Speak, with your heart.

When it comes to today’s Saint and Feast Day, it would be easy to speak for hours and scratch the surface. St. Padre Pio was famous not because he was a brilliant theologian or popular orator but precisely because he suffered in humility and grace. When he would say Mass, he would often get lost in mystical visions resulting in long pauses. A Mass then took him sometimes as long as three hours to complete. He once said: “I wish I could celebrate it like other priests, I just can’t.” He is also one of the few Saints blessed with bearing the wounds of Christ, the stigmata, in his earthly flesh.

 

Instead of going into his life or trying to formulate a summary of what he taught and did, I want to offer a few quick quotes. Think of them as tips from Saint Padre Pio today as we go through our way of the cross, on the road to our calvary.

 

“The most beautiful act of faith is the one made in darkness, in sacrifice, and with extreme effort.”

 

Many people think of worship as something about them.
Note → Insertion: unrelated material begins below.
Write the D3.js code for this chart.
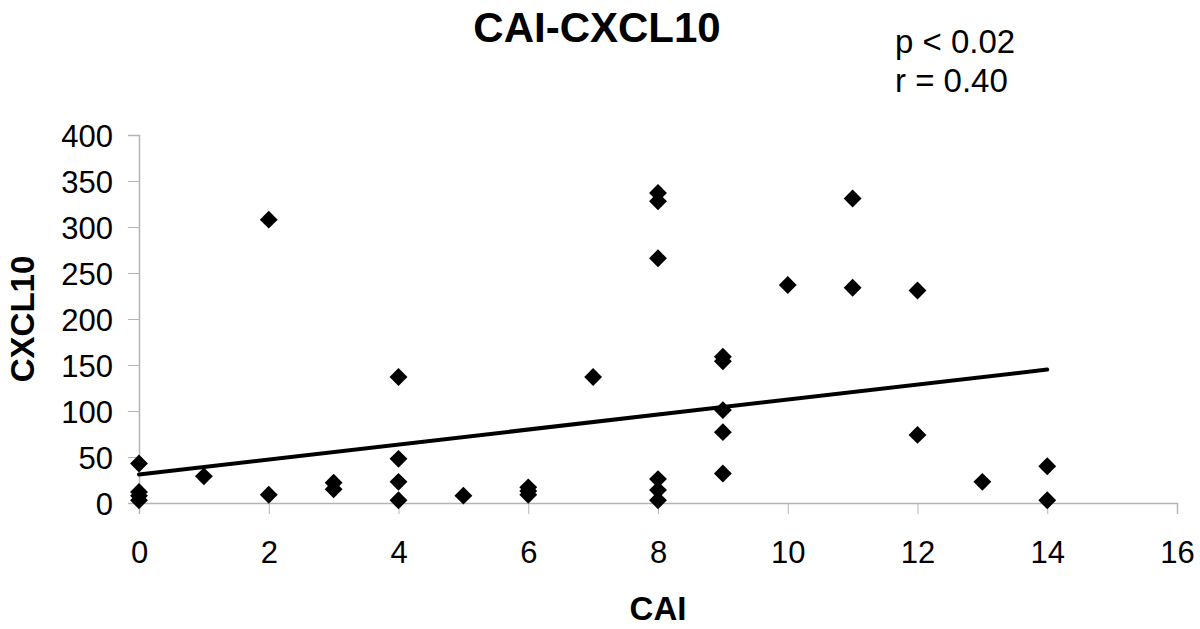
<!DOCTYPE html>
<html>
<head>
<meta charset="utf-8">
<script src="https://d3js.org/d3.v7.min.js"></script>
<style>
  body { margin: 0; background: #fff; }
  text { font-family: "Liberation Sans", Arial, sans-serif; }
</style>
</head>
<body>
<div id="chart"></div>
<script>
// CAI score and CXCL10 value of each patient
const caiValues = [0, 0, 0, 0, 1, 2, 2, 3, 3, 4, 4, 4, 4, 5, 6, 6, 6, 7,
  8, 8, 8, 8, 8, 8, 9, 9, 9, 9, 9, 10, 11, 11, 12, 12, 13, 14, 14];
const cxcl10Values = [43, 12, 8, 3, 29, 308, 9, 22, 15, 137, 48, 23, 3, 8, 17, 13, 9, 137,
  337, 328, 266, 26, 14, 3, 159, 154, 101, 77, 32, 237, 331, 234, 231, 74, 23, 40, 3];

// trend line
const trendX = [0, 14];
const trendY = [31, 145];

const xTicks = [0, 2, 4, 6, 8, 10, 12, 14, 16];
const yTicks = [0, 50, 100, 150, 200, 250, 300, 350, 400];
const statLines = ["p < 0.02", "r = 0.40"];

const points = caiValues.map((c, i) => ({ cai: c, cxcl10: cxcl10Values[i] }));

const W = 1200, H = 629;
const margin = { top: 135, right: 23, bottom: 126, left: 139 };
const width = W - margin.left - margin.right,
  height = H - margin.top - margin.bottom;

const svg = d3.select("#chart").append("svg")
  .attr("width", W)
  .attr("height", H);

const g = svg.append("g")
  .attr("transform", `translate(${margin.left},${margin.top})`);

// Scales
const x = d3.scaleLinear().domain([0, 16]).range([0, width]);
const y = d3.scaleLinear().domain([0, 400]).range([height, 0]);

const axisColor = "#b4b4b4";

// Axes
const xAxis = g.append("g")
  .attr("transform", `translate(0,${height})`)
  .call(d3.axisBottom(x).tickValues(xTicks).tickSize(11).tickPadding(27).tickFormat(d3.format("d")));

const yAxis = g.append("g")
  .call(d3.axisLeft(y).tickValues(yTicks).tickSize(11).tickPadding(15).tickFormat(d3.format("d")));

[xAxis, yAxis].forEach(ax => {
  ax.select(".domain").attr("stroke", axisColor).attr("stroke-width", 1.5);
  ax.selectAll(".tick line").attr("stroke", axisColor).attr("stroke-width", 1);
  ax.selectAll(".tick text")
    .attr("fill", "#000")
    .style("font-size", "31px")
    .style("font-family", "'Liberation Sans', Arial, sans-serif");
});
yAxis.selectAll(".tick text").attr("dy", "0.36em");

// Trend line
g.append("line")
  .attr("x1", x(trendX[0]))
  .attr("y1", y(trendY[0]))
  .attr("x2", x(trendX[1]))
  .attr("y2", y(trendY[1]))
  .attr("stroke", "#000")
  .attr("stroke-width", 4)
  .attr("stroke-linecap", "round");

// Diamond markers
const diamond = d3.symbol().type(d3.symbolSquare).size(160);
g.selectAll("path.pt")
  .data(points)
  .join("path")
  .attr("class", "pt")
  .attr("d", diamond)
  .attr("transform", d => `translate(${x(d.cai)},${y(d.cxcl10)}) rotate(45)`)
  .attr("fill", "#000");

// Title
svg.append("text")
  .attr("x", 597)
  .attr("y", 42)
  .attr("text-anchor", "middle")
  .style("font-size", "42px")
  .style("font-weight", "bold")
  .text("CAI-CXCL10");

// p / r annotation
svg.selectAll("text.stat")
  .data(statLines)
  .join("text")
  .attr("class", "stat")
  .attr("x", 895)
  .attr("y", (d, i) => 53 + i * 39)
  .style("font-size", "33px")
  .text(d => d);

// Axis titles
svg.append("text")
  .attr("x", 658)
  .attr("y", 620)
  .attr("text-anchor", "middle")
  .style("font-size", "33px")
  .style("font-weight", "bold")
  .text("CAI");

svg.append("text")
  .attr("transform", `translate(34,${margin.top + height / 2}) rotate(-90)`)
  .attr("text-anchor", "middle")
  .style("font-size", "33px")
  .style("font-weight", "bold")
  .text("CXCL10");
</script>
</body>
</html>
They want to be entertained. The music needs to make them move and vibe, and they want to homily to be something that engages them. However, worship isn’t about us. It’s about Him, about Jesus Christ. Faith is an interior act, a choice, not a feeling. 

 

“Happiness is only found in heaven.”

 

There is a distinct difference between joy and happiness. We should not expect to be perfectly happy in this life. But joy, joy is rooted in hope. Even in the difficulties of this life, we can find joy in knowing that there is hope to live forever in perfect happiness in the presence of God.  

 

“My Jesus, love is what sustains me.”

 

Often, we seem to focus on our needs in today’s society. Make sure you’re eating right! Exercise. Take time for yourself. “Learn to love yourself.” These things will help us live better, but they aren’t the example Padre Pio gave us. It’s been said he ate so few calories that no one understood how he could function as he did. 

 

Many days he was only consuming 300-400 calories. Padre Pio spent his entire day listening to confessions as people flocked from around the world to see him. Sleeping only a few hours and taking not a single day to himself, he became the Saint that we admire. Not in taking care of himself, but in sacrificing himself for others. 

 

Padre Pio was a man who embraced the cross. He was a man of prayer and suffering, a man of service, with extreme love and devotion to our Lord Jesus Christ and our Blessed Mother.   

 

 “The life of a Christian is nothing but a perpetual struggle against self; there is no flowering of the soul to the beauty of its perfection except at the price of pain.”

 

The scriptures tell us that Jesus on the cross set aside the advantages of divinity; he “emptied himself, taking on the form of slave.” God Himself gave us an example of humility so profound that the omnipotent, omnipresent, omniscient deity became one of us and experienced pain and suffering. Saint Padre Pio reminds us that that is our path as well. Our true humility lies in discipline and self-sacrifice, that to become a Saint, we must set aside our wants and desires and instead serve Christ. The stigmata remind us that Christ is changing us, molding us, shaping us through the Sacraments. So rest in comfort when you struggle against temptation; know that it’s when you stop being tempted that you’ve given up on becoming who you were meant to be. 

 

Because the greatest struggle of our lives is against our flesh, and being a Christian means we must pick up our cross and seek to have our sinful nature crucified. So continue to fight the good fight, and let this final quote sink in because it’s what we are here to do today. We are here to pray, to speak to God, to receive Him in the Sacred Host. As we prepare to receive Him, may the words of Padre Pio help us:

 

“Prayer is the best weapon we have; it is the key to God’s heart. You must speak to Jesus not only with your lips, but with your heart. In fact on certain occasions you should only speak to Him with your heart.”

 

A reflection on the readings for the Memorial of Saint Pius of Pietrelcina: September 23, 2021.